▶ DATA PROVIDED
'''

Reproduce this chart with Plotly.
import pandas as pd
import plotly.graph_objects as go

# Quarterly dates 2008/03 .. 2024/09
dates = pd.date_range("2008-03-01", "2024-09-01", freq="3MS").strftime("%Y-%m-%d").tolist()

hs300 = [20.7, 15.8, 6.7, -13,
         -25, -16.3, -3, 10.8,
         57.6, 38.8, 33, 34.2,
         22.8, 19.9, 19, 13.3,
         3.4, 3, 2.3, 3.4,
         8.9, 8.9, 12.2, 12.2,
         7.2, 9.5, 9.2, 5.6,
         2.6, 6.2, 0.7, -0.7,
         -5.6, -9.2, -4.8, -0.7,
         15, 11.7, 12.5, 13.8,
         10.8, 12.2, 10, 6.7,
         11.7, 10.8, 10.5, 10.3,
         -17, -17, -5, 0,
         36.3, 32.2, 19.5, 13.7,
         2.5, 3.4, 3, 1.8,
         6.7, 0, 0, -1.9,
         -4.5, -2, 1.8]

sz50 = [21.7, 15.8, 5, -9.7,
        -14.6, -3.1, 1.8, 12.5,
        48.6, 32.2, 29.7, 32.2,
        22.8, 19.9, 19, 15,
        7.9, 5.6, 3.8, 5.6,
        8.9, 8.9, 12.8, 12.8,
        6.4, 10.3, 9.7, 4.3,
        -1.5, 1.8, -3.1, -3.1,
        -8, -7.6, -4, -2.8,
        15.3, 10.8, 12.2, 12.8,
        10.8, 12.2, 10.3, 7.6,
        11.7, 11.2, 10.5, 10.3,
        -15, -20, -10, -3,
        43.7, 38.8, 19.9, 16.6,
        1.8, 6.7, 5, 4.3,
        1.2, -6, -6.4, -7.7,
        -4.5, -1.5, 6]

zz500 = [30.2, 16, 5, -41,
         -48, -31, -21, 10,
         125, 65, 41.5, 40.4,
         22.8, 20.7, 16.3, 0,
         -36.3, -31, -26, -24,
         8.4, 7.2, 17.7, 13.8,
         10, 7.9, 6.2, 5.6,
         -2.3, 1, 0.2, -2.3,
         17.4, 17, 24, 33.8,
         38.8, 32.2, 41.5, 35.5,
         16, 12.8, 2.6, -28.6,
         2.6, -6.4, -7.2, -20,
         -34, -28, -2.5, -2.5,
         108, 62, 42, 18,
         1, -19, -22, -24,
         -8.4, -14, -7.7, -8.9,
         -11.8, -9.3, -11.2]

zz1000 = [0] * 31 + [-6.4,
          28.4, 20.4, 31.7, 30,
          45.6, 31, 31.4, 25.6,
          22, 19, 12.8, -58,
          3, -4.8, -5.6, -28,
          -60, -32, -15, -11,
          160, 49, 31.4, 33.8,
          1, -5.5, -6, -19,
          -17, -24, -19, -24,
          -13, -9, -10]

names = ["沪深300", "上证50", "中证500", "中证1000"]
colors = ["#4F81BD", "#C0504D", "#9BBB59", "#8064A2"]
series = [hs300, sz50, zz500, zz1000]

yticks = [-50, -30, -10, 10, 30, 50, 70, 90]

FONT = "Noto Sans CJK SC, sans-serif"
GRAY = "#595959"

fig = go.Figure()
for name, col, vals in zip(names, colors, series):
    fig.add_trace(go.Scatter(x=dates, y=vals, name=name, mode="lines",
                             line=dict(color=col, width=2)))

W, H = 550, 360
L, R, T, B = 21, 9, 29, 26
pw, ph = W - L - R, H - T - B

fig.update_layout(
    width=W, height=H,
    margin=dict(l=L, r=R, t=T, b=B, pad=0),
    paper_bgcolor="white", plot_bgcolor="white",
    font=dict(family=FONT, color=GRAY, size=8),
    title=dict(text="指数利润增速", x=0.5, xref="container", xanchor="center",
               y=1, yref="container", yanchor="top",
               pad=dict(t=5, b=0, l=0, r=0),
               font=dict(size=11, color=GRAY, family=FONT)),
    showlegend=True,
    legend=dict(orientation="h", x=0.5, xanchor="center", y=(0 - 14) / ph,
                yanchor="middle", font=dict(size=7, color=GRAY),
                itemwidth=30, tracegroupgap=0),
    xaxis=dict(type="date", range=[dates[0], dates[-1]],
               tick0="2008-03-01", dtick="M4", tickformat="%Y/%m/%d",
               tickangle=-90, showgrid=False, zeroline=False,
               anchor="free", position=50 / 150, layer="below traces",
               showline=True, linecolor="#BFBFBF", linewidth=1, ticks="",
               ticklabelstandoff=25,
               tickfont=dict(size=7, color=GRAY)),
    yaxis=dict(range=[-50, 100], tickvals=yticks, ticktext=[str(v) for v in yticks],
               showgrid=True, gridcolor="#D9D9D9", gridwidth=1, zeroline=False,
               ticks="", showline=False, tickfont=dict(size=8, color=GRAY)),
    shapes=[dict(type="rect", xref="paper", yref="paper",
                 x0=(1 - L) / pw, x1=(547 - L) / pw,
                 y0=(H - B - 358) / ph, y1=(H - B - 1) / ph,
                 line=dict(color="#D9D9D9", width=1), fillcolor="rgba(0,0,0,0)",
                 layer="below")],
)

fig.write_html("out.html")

'''

▶ EXERCISE DIRECTIONS
Please write out the material word for word from its first line through the line holding "-13, -9, -10]", including both, and no line past it.

▶ EXERCISE RESULT
Reproduce this chart with Plotly.
import pandas as pd
import plotly.graph_objects as go

# Quarterly dates 2008/03 .. 2024/09
dates = pd.date_range("2008-03-01", "2024-09-01", freq="3MS").strftime("%Y-%m-%d").tolist()

hs300 = [20.7, 15.8, 6.7, -13,
         -25, -16.3, -3, 10.8,
         57.6, 38.8, 33, 34.2,
         22.8, 19.9, 19, 13.3,
         3.4, 3, 2.3, 3.4,
         8.9, 8.9, 12.2, 12.2,
         7.2, 9.5, 9.2, 5.6,
         2.6, 6.2, 0.7, -0.7,
         -5.6, -9.2, -4.8, -0.7,
         15, 11.7, 12.5, 13.8,
         10.8, 12.2, 10, 6.7,
         11.7, 10.8, 10.5, 10.3,
         -17, -17, -5, 0,
         36.3, 32.2, 19.5, 13.7,
         2.5, 3.4, 3, 1.8,
         6.7, 0, 0, -1.9,
         -4.5, -2, 1.8]

sz50 = [21.7, 15.8, 5, -9.7,
        -14.6, -3.1, 1.8, 12.5,
        48.6, 32.2, 29.7, 32.2,
        22.8, 19.9, 19, 15,
        7.9, 5.6, 3.8, 5.6,
        8.9, 8.9, 12.8, 12.8,
        6.4, 10.3, 9.7, 4.3,
        -1.5, 1.8, -3.1, -3.1,
        -8, -7.6, -4, -2.8,
        15.3, 10.8, 12.2, 12.8,
        10.8, 12.2, 10.3, 7.6,
        11.7, 11.2, 10.5, 10.3,
        -15, -20, -10, -3,
        43.7, 38.8, 19.9, 16.6,
        1.8, 6.7, 5, 4.3,
        1.2, -6, -6.4, -7.7,
        -4.5, -1.5, 6]

zz500 = [30.2, 16, 5, -41,
         -48, -31, -21, 10,
         125, 65, 41.5, 40.4,
         22.8, 20.7, 16.3, 0,
         -36.3, -31, -26, -24,
         8.4, 7.2, 17.7, 13.8,
         10, 7.9, 6.2, 5.6,
         -2.3, 1, 0.2, -2.3,
         17.4, 17, 24, 33.8,
         38.8, 32.2, 41.5, 35.5,
         16, 12.8, 2.6, -28.6,
         2.6, -6.4, -7.2, -20,
         -34, -28, -2.5, -2.5,
         108, 62, 42, 18,
         1, -19, -22, -24,
         -8.4, -14, -7.7, -8.9,
         -11.8, -9.3, -11.2]

zz1000 = [0] * 31 + [-6.4,
          28.4, 20.4, 31.7, 30,
          45.6, 31, 31.4, 25.6,
          22, 19, 12.8, -58,
          3, -4.8, -5.6, -28,
          -60, -32, -15, -11,
          160, 49, 31.4, 33.8,
          1, -5.5, -6, -19,
          -17, -24, -19, -24,
          -13, -9, -10]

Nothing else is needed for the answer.